FIGURE 3-3 In the early days of cloud computing, many feared cross-channel, cross-tenant, and cross-partition hacks, or reaching to compute and storage spaces controlled by another tenant—either within the same physical CPU and platform services, or between physical CPUs and other platform services. Much of this concern has been eliminated, but it’s still wise to ask your public cloud provider how this will be managed.

Cross-channel attacks are a false concern for the following reasons:

• The public cloud providers became aware of this concern years ago and built specific security measures into their systems to isolate resources used by specific tenants. Of course, providers all do this differently, but they all have their own mechanisms to detect any cross-channel intrusions.
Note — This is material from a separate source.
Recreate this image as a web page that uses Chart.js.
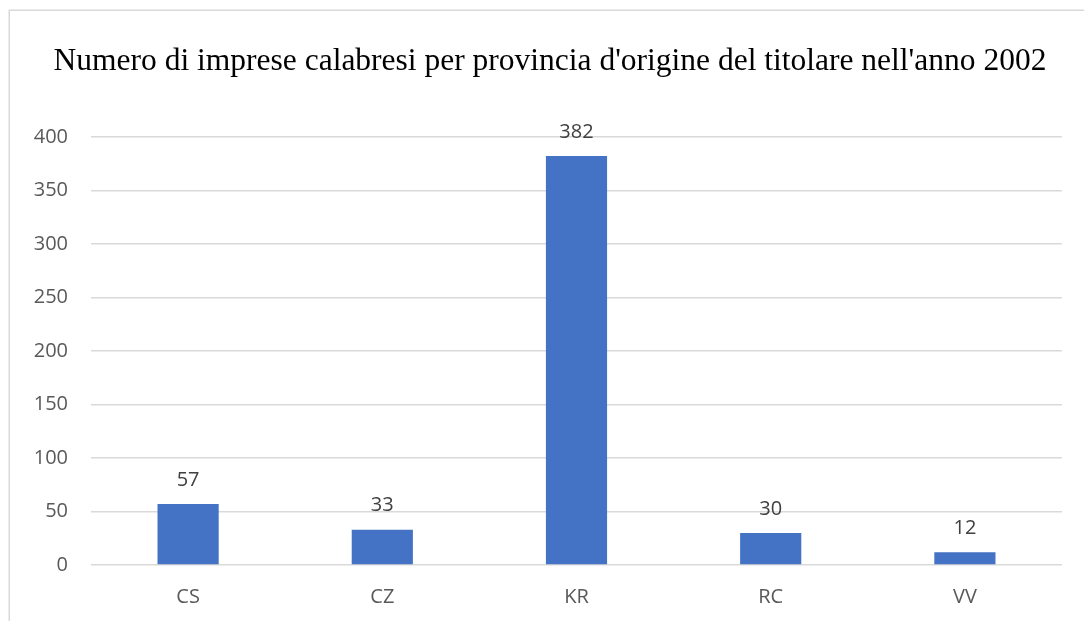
<!DOCTYPE html>
<html>
<head>
<meta charset="utf-8">
<script src="https://cdn.jsdelivr.net/npm/chart.js@4/dist/chart.umd.min.js"></script>
<style>
  html, body { margin: 0; padding: 0; background: #fff; overflow: hidden; }
  canvas { display: block; }
</style>
</head>
<body>
<canvas id="chart" width="1100" height="640"></canvas>
<script>
const categories = ["CS", "CZ", "KR", "RC", "VV"];
const imprese = [57, 33, 382, 30, 12];
const yTicks = [0, 50, 100, 150, 200, 250, 300, 350, 400];

const titleText = "Numero di imprese calabresi per provincia d'origine del titolare nell'anno 2002";
const sansFont = "'Open Sans', 'Liberation Sans', sans-serif";

// light grey frame around the whole chart, like the office export
const framePlugin = {
  id: "frame",
  beforeDraw(chart) {
    const { ctx, width, height } = chart;
    ctx.save();
    ctx.fillStyle = "#ffffff";
    ctx.fillRect(0, 0, width, height);
    ctx.strokeStyle = "#d9d9d9";
    ctx.lineWidth = 1.5;
    ctx.strokeRect(9.25, 10.25, width - 14, height - 14);
    ctx.restore();
  },
};

// value labels above each bar
const valueLabels = {
  id: "valueLabels",
  afterDatasetsDraw(chart) {
    const { ctx } = chart;
    const meta = chart.getDatasetMeta(0);
    ctx.save();
    ctx.font = "20px " + sansFont;
    ctx.fillStyle = "#404040";
    ctx.textAlign = "center";
    ctx.textBaseline = "middle";
    meta.data.forEach((bar, i) => {
      ctx.fillText(String(chart.data.datasets[0].data[i]), bar.x, bar.y - 24);
    });
    ctx.restore();
  },
};

new Chart(document.getElementById("chart"), {
  type: "bar",
  data: {
    labels: categories,
    datasets: [
      {
        data: imprese,
        backgroundColor: "#4472c4",
        borderWidth: 0,
        categoryPercentage: 1,
        barPercentage: 0.315,
      },
    ],
  },
  options: {
    responsive: false,
    animation: false,
    devicePixelRatio: 1,
    layout: { padding: { left: 10, right: 10, top: 10, bottom: 0 } },
    plugins: {
      legend: { display: false },
      tooltip: { enabled: false },
      title: {
        display: true,
        text: titleText,
        color: "#000000",
        font: { family: "'Liberation Serif', serif", size: 31.5, weight: "normal", lineHeight: 1.2 },
        padding: { top: 33, bottom: 56 },
      },
    },
    scales: {
      x: {
        grid: { display: false, drawTicks: false },
        border: { display: false },
        ticks: { color: "#595959", font: { family: sansFont, size: 20 }, padding: 20 },
        afterFit(scale) { scale.height = 75; },
      },
      y: {
        min: 0,
        max: 400,
        afterBuildTicks(scale) { scale.ticks = yTicks.map((v) => ({ value: v })); },
        grid: { color: "#d9d9d9", lineWidth: 1.5, drawTicks: false },
        border: { display: false },
        ticks: { color: "#595959", font: { family: sansFont, size: 20 }, padding: 23 },
        afterFit(scale) { scale.width = 81; },
      },
      // empty right-hand margin so the plot ends where the original does
      yRight: {
        position: "right",
        grid: { display: false, drawTicks: false },
        border: { display: false },
        ticks: { display: false },
        afterFit(scale) { scale.width = 28; },
      },
    },
  },
  plugins: [framePlugin, valueLabels],
});
</script>
</body>
</html>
• The data that resides within each tenant partition is encrypted at rest and in flight. If, for some reason, a tenant could reach into another partition, the data is worthless given that it’s encrypted. Most public cloud providers encrypt everything to remove this security vulnerability. You maintain your private key, and even the cloud provider can’t see your data without it.

• The nail in the cross-channel risk coffin is that tenants can’t launch a machine instance on a specific machine, say, a specific machine where their target runs their data. Lacking the ability to choose the physical server that the tenant will run on, at least in a shared multitenant deployment, means no tenant can leverage standard approaches to access other tenant instances, such as making use of Level 3 memory cache exploitations.

Nothing I say here pushes these possibilities off as a nonthreat, only that there are many other things that should rank higher on your list of concerns in terms of cloud security. In this instance, it’s okay to say, “Nothing to see here.”

Keep in mind that when you play the cloud security game, it’s not about creating an invulnerable security layer. Ultimately, nothing is invulnerable. It’s about removing as much risk as you can, and then prioritizing and paying attention to the more likely threats.